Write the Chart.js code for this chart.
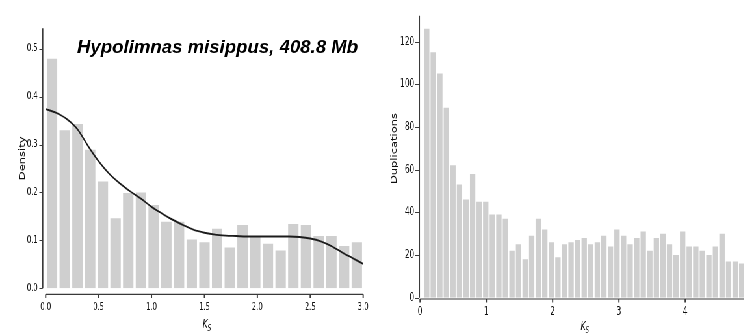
========================================================================
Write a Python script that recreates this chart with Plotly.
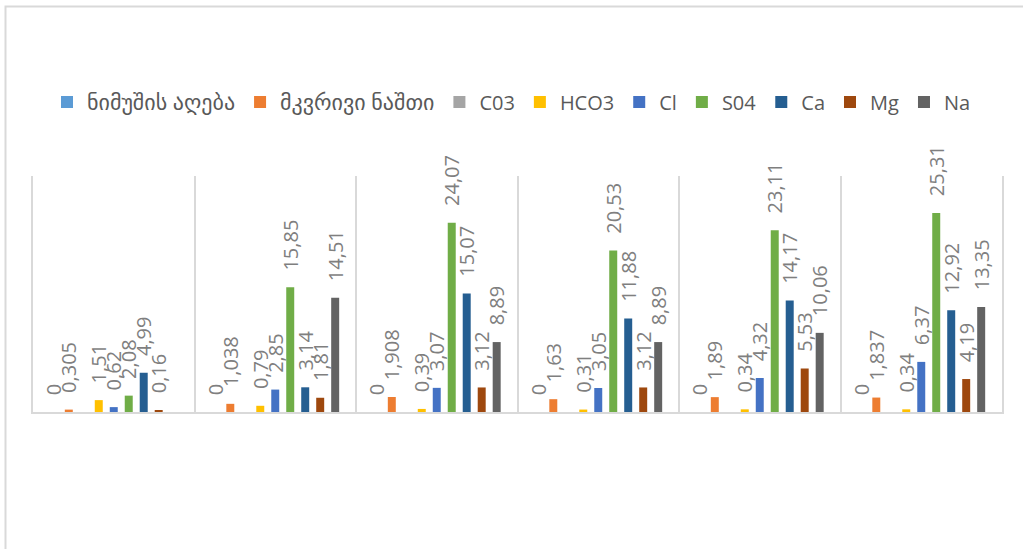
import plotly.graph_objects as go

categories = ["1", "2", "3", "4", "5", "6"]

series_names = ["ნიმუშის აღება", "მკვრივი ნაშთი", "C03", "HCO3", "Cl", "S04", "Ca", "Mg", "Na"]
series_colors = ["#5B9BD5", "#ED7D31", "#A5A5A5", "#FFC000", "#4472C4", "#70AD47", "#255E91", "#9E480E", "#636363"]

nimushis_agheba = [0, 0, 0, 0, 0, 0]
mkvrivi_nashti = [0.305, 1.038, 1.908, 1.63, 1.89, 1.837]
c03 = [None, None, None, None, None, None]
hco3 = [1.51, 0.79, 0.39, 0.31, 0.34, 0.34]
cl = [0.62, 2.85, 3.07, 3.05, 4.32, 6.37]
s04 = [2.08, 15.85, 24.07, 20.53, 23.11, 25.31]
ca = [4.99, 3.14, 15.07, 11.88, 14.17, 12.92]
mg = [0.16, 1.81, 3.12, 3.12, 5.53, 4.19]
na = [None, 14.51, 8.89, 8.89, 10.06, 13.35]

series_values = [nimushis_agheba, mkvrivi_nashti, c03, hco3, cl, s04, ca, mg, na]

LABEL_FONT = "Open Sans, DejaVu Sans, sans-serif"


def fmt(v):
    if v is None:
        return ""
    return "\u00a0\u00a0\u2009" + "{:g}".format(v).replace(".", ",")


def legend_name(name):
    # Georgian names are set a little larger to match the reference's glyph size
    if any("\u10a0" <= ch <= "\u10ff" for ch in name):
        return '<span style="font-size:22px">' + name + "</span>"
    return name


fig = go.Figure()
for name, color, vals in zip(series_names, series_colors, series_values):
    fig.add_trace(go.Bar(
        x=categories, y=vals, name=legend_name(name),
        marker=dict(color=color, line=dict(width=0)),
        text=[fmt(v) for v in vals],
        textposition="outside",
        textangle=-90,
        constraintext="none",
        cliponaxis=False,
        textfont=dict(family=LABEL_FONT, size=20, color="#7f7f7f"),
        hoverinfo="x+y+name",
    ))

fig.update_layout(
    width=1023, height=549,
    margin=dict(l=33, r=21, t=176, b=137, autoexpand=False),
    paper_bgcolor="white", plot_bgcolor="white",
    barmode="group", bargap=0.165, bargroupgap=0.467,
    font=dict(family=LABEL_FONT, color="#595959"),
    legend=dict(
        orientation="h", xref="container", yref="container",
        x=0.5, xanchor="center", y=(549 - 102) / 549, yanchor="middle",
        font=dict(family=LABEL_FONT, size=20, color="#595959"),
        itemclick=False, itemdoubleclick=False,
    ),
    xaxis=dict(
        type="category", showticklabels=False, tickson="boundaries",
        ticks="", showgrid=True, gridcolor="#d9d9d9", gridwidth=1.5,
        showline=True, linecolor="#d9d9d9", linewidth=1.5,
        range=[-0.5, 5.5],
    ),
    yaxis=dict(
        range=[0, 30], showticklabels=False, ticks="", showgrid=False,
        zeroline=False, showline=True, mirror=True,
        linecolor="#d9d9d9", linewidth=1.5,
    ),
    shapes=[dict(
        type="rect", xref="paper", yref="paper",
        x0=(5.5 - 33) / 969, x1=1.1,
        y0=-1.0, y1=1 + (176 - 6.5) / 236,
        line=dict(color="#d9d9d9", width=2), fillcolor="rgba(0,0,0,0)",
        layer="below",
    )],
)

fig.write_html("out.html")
========================================================================
Given request. In the entries above, identify every line with the word "this". Copy those lines.

The solution.
Write the Chart.js code for this chart.
Write a Python script that recreates this chart with Plotly.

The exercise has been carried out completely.